All China's 31 provincial-level governments reported lower than expected local GDP growth in the first half of 2014, with regions reliant on heavy industry suffering the biggest blow amid economic restructuring and a cut to industrial overcapacity.

As of Thursday, China's 31 provinces, municipalities and autonomous regions had released local GDP growth rates for the first six months of the year. Although 22 of them had GDP growth higher than 7.4 percent, the nation's overall half-year growth rate, in only six was economic performance above 10 percent compared with the same period last year when up to 15 areas reported growth higher than 10 percent.

With mainly inland areas in the west leading the growth chart, traditional industrial provinces such as Shanxi and Hebei rank near the bottom, with Northeast China's Heilongjiang witnessing the slowest growth, at 4.8 percent, far short of its annual target of 8.5 percent.

It is not surprising to see that local governments failed to meet these over-optimistic targets, Tian Yun, editor-in-chief of economic research website macrochina.com.cn, told the Global Times. The 2014 targets, when set by local governments, were already adjusted to be lower than last year considering downturn pressures.

Yet slowing provincial growth is normal amid China's efforts to restructure its economy and attach more importance to the quality of economic development rather than speed, Chen Hufei, a researcher with the Bank of Communications, told the Global Times Thursday.

Most parts of eastern China saw a GDP growth rate of around 7 percent, with 7.1 percent for Shanghai. Beijing reported 7.2 percent growth.

Considering the large base data of East China, a growth rate around 7 percent is quite satisfactory, according to Tian.

East China is going through industrial restructuring and upgrading while manufacturing industries are moving from the eastern and coastal regions to central and western areas, driving up economic growth there, Chen said.

Several regions in Central and West China led the growth rankings.

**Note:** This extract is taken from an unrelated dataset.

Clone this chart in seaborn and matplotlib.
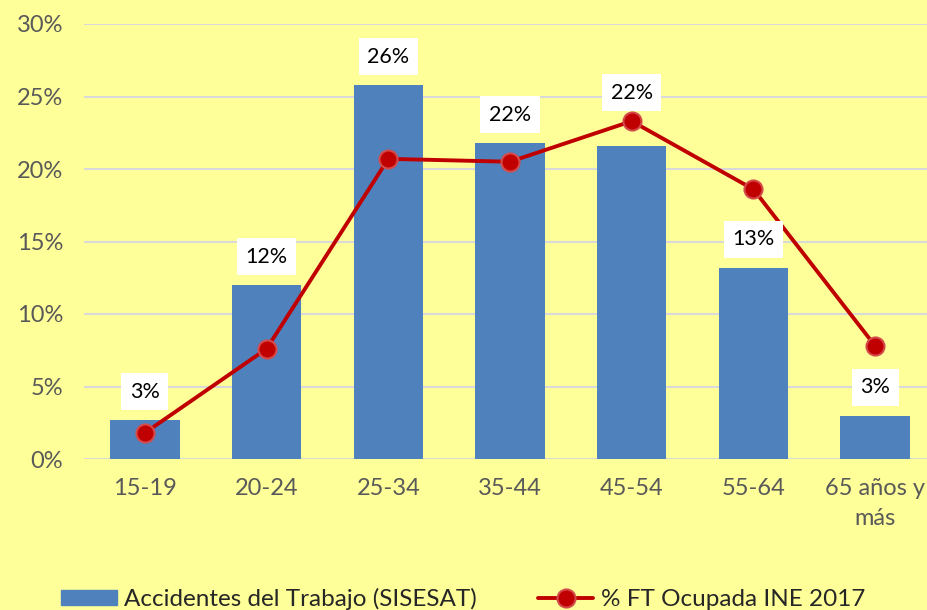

In Southwest China's Chongqing Municipality, the economic growth rate is 10.9 percent, second only to the Tibet Autonomous Region.

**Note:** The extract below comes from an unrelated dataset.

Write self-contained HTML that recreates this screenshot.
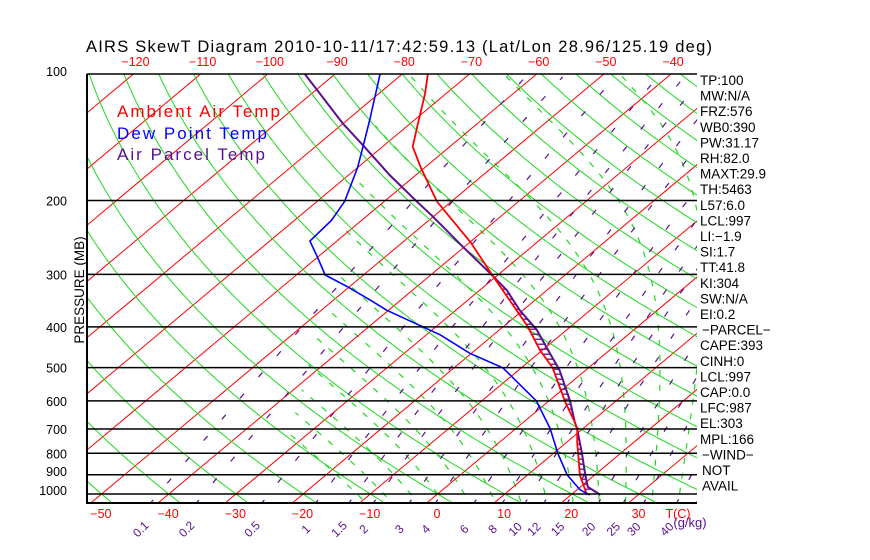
<!DOCTYPE html>
<html><head><meta charset="utf-8"><style>
html,body{margin:0;padding:0;background:#fff;width:870px;height:560px;overflow:hidden}
svg text{font-family:"Liberation Sans",sans-serif}
</style></head><body>
<svg id="chart" width="870" height="560" xmlns="http://www.w3.org/2000/svg">
<defs><clipPath id="box"><rect x="87" y="74" width="610" height="429"/></clipPath>
<clipPath id="moistclip"><polygon points="270,503 390,74 697,74 697,503"/></clipPath></defs>
<rect width="870" height="560" fill="#fff"/>
<text x="86" y="52" font-size="16.5" fill="#000" textLength="626" lengthAdjust="spacing">AIRS SkewT Diagram 2010-10-11/17:42:59.13 (Lat/Lon 28.96/125.19 deg)</text>
<g id="grid" clip-path="url(#box)"><g id="moist" clip-path="url(#moistclip)"></g></g>
<g id="profiles" clip-path="url(#box)"></g>
<g id="frame"></g>
<g id="labels"></g>
<text transform="translate(84,290) rotate(-90)" text-anchor="middle" font-size="13.5" fill="#000">PRESSURE (MB)</text>
<text x="117" y="117" font-size="17" fill="#ff0000" textLength="163" lengthAdjust="spacing">Ambient Air Temp</text>
<text x="117" y="139" font-size="17" fill="#0000ff" textLength="150" lengthAdjust="spacing">Dew Point Temp</text>
<text x="117" y="160" font-size="17" fill="#5a1090" textLength="148" lengthAdjust="spacing">Air Parcel Temp</text>
</svg>
<script>
const pressureLevels=[100,200,300,400,500,600,700,800,900,1000];
const topTempTicks=[-120,-110,-100,-90,-80,-70,-60,-50,-40];
const bottomTempTicks=[-50,-40,-30,-20,-10,0,10,20,30];
const mixingRatios=[0.1,0.2,0.5,1,1.5,2,3,4,6,8,10,12,15,20,25,30,40];
const ambientP=[100,111,131,149,167,201,251,303,355,400,454,501,601,674,700,756,901,1005];
const ambientT=[-76.2,-73.2,-68.9,-65.5,-60.6,-52.2,-40.0,-30.5,-22.4,-16.3,-10.4,-5.3,2.4,7.6,9.2,11.7,17.8,22.4];
const dewP=[100,129,149,167,201,223,250,270,301,321,345,365,418,462,501,601,700,799,901,978,1005];
const dewT=[-83.3,-76.6,-72.9,-70.0,-65.9,-64.5,-64.0,-60.5,-55.7,-50.3,-44.6,-40.3,-27.9,-20.3,-12.7,-1.8,5.2,10.6,15.9,20.5,22.8];
const parcelP=[100,131,149,174,201,218,258,303,327,365,407,454,507,601,674,700,799,901,962,1005];
const parcelT=[-94.5,-80.1,-72.7,-63.9,-55.2,-50.2,-40.2,-30.5,-26.0,-20.5,-14.4,-9.2,-3.9,3.2,7.6,9.2,14.2,18.6,21.1,24.4];
const indexLabels=["TP:100","MW:N/A","FRZ:576","WB0:390","PW:31.17","RH:82.0","MAXT:29.9","TH:5463","L57:6.0","LCL:997","LI:\u22121.9","SI:1.7","TT:41.8","KI:304","SW:N/A","EI:0.2","\u2212PARCEL\u2212","CAPE:393","CINH:0","LCL:997","CAP:0.0","LFC:987","EL:303","MPL:166","\u2212WIND\u2212","NOT","AVAIL"];

const NS="http://www.w3.org/2000/svg";
function yOf(p){return 494-182.4*Math.log(1000/p);}
function xOf(T,p){return 158+(T+40)*6.72+(503-yOf(p))*1.196;}
function mk(tag,parent,attrs){const e=document.createElementNS(NS,tag);for(const k in attrs)e.setAttribute(k,attrs[k]);parent.appendChild(e);return e;}
const grid=document.getElementById('grid'),moist=document.getElementById('moist'),prof=document.getElementById('profiles'),frame=document.getElementById('frame'),labels=document.getElementById('labels');
function pathFrom(pts){return 'M'+pts.map(q=>q[0].toFixed(1)+','+q[1].toFixed(1)).join('L');}
const pSteps=[];for(let lp=Math.log(1060);lp>=Math.log(95);lp-=0.02)pSteps.push(Math.exp(lp));

for(let T=-170;T<=50;T+=10){
 const l=mk('line',grid,{x1:xOf(T,1060),y1:yOf(1060),x2:xOf(T,95),y2:yOf(95),stroke:'#ff0000','stroke-width':1});
 
 
}
for(let th=-60;th<=200;th+=10){
 const pts=pSteps.map(p=>[xOf((th+273.15)*Math.pow(p/1000,0.286)-273.15,p),yOf(p)]);
 const e=mk('path',grid,{d:pathFrom(pts),fill:'none',stroke:'#1ed81e','stroke-width':1});
 
 
}
function es(T){return 6.112*Math.exp(17.67*T/(T+243.5));}
for(let T0=-12;T0<=44;T0+=4){
 function integ(dir){let Tk=T0+273.15,res=[];for(let lp=Math.log(1000);dir<0?lp>=Math.log(95):lp<=Math.log(1060);lp+=dir*0.01){const p=Math.exp(lp);res.push([xOf(Tk-273.15,p),yOf(p)]);const e=es(Tk-273.15),rs=0.622*e/(p-e);const num=287*Tk+2.5e6*rs,den=1004+2.5e6*2.5e6*rs*0.622/(287*Tk*Tk);Tk+=dir*0.01*num/den;}return res;}
 const pts=integ(-1).reverse().concat(integ(1));
 const e=mk('path',moist,{d:pathFrom(pts),fill:'none',stroke:'#1ed81e','stroke-width':1.2,'stroke-dasharray':'6 9'});
 
 
}
mixingRatios.forEach(w=>{
 const pts=[];for(let p=1060;p>=100;p*=0.97){const e=w*p/(622+w),l=Math.log(e/6.112);const Td=243.5*l/(17.67-l);pts.push([xOf(Td,p),yOf(p)]);}
 const e=mk('path',grid,{d:pathFrom(pts),fill:'none',stroke:'#5a1090','stroke-width':1.2,'stroke-dasharray':'6 22'});
 
 
 const p=1050,ee=w*p/(622+w),l=Math.log(ee/6.112),Td=243.5*l/(17.67-l);
 const tx=xOf(Td,p)-7;
 const t=mk('text',labels,{transform:`translate(${tx.toFixed(1)},${532}) rotate(-45)`,'font-size':12,fill:'#5a1090','text-anchor':'middle'});
 t.textContent=String(w);
 
 
});
const gk=mk('text',labels,{x:690,y:527,'font-size':13,fill:'#5a1090','text-anchor':'middle'});gk.textContent='(g/kg)';



pressureLevels.forEach(p=>{
 const y=yOf(p);
 const l=mk('line',frame,{x1:87,x2:697,y1:y,y2:y,stroke:'#000','stroke-width':1.5});
 
 
 const t=mk('text',labels,{x:67,y:y+(p==100?2:p>=900?1:5),'font-size':12.5,fill:'#000','text-anchor':'end'});
 t.textContent=String(p);
 
 
});
const fb=mk('path',frame,{d:'M87,74V503H697',fill:'none',stroke:'#000','stroke-width':2});



topTempTicks.forEach(T=>{
 const t=mk('text',labels,{x:xOf(T,100)+2,y:66,'font-size':12.5,fill:'#ff0000','text-anchor':'middle'});
 t.textContent=T<0?'\u2212'+(-T):String(T);
 
 
});
bottomTempTicks.forEach(T=>{
 const t=mk('text',labels,{x:xOf(T,1050)+10,y:518,'font-size':12.5,fill:'#ff0000','text-anchor':'middle'});
 t.textContent=T<0?'\u2212'+(-T):String(T);
 
 
});
const tc=mk('text',labels,{x:678,y:518,'font-size':12.5,fill:'#ff0000','text-anchor':'middle'});tc.textContent='T(C)';



indexLabels.forEach((s,i)=>{
 const t=mk('text',labels,{x:s.startsWith('\u2212')||s==='NOT'||s==='AVAIL'?702:700,y:85+i*15.6,'font-size':13.5,fill:'#000'});
 t.textContent=s;
 
 
});

function line(P,T){return P.map((p,i)=>[xOf(T[i],p),yOf(p)]);}
const amb=line(ambientP,ambientT),par=line(parcelP,parcelT),dew=line(dewP,dewT);
function xAt(pts,y){for(let i=0;i<pts.length-1;i++){const a=pts[i],b=pts[i+1];if((y>=a[1]&&y<=b[1])){const f=(y-a[1])/((b[1]-a[1])||1);return a[0]+f*(b[0]-a[0]);}}return null;}
const hatch=mk('g',prof,{});


for(let y=yOf(303)+3;y<=yOf(1000);y+=5){
 const xa=xAt(amb,y),xp=xAt(par,y);
 if(xa!=null&&xp!=null&&xp-xa>1){const h=mk('line',hatch,{x1:xa,x2:xp,y1:y,y2:y,stroke:'#5a1090','stroke-width':1.3});
  
  }
}
const pl=mk('path',prof,{d:pathFrom(par),fill:'none',stroke:'#5a1090','stroke-width':2});


const al=mk('path',prof,{d:pathFrom(amb),fill:'none',stroke:'#ff0000','stroke-width':1.8});


const dl=mk('path',prof,{d:pathFrom(dew),fill:'none',stroke:'#0000ff','stroke-width':1.6});


</script>
</body></html>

By making electronics and automobile manufacturing key industries, Chongqing is an example of successful industrial restructuring, Tian said, noting the two industries have great market potential.

Meanwhile, Chongqing's house prices rank low among China's major cities, which ensures local residents have higher consumption power for these two core industries, he noted.

Heilongjiang's GDP of 4.8 percent was much lower than its 8.5 percent whole year growth target, and its neighbor, Jilin Province, only saw 6.8 percent growth.

Heilongjiang provincial government said the province is facing huge challenges, especially reduction in output at Daqing Oilfield, local newspaper Heilongjiang Daily reported Tuesday.

As a traditional industrial heartland, Northeast China has advantages but it lacks the type of breakthrough reform Chongqing enacted, while it also faces a serious talent outflow, Tian said.

At a Cabinet meeting on July 31, Chinese Premier Li Keqiang said local governments in Northeast China must deepen reform, expand opening-up and be more innovative.

China's National Development and Reform Commission also said Monday that in the second half of this year, it will take more targeted measures to reverse the economic downturn in Northeast China.

Beijing's neighboring Hebei Province, a traditional iron and steel production base, grew only 5.8 percent, posting next-to-last figures, 2.2 percentage points off its yearly target. North China's Shanxi Province, a major coal production base, grew only 6.1 percent in the first half of 2014.

Both provinces suffered from overcapacity in traditional industries, with experts saying that they are affected by government efforts to cut energy consumption and high polluting manufacturing.

The GDP combination of the total 31 provinces reached 30.28 trillion yuan ($4.9 trillion), 12.56 percent higher than national GDP, according to the National Bureau of Statistics.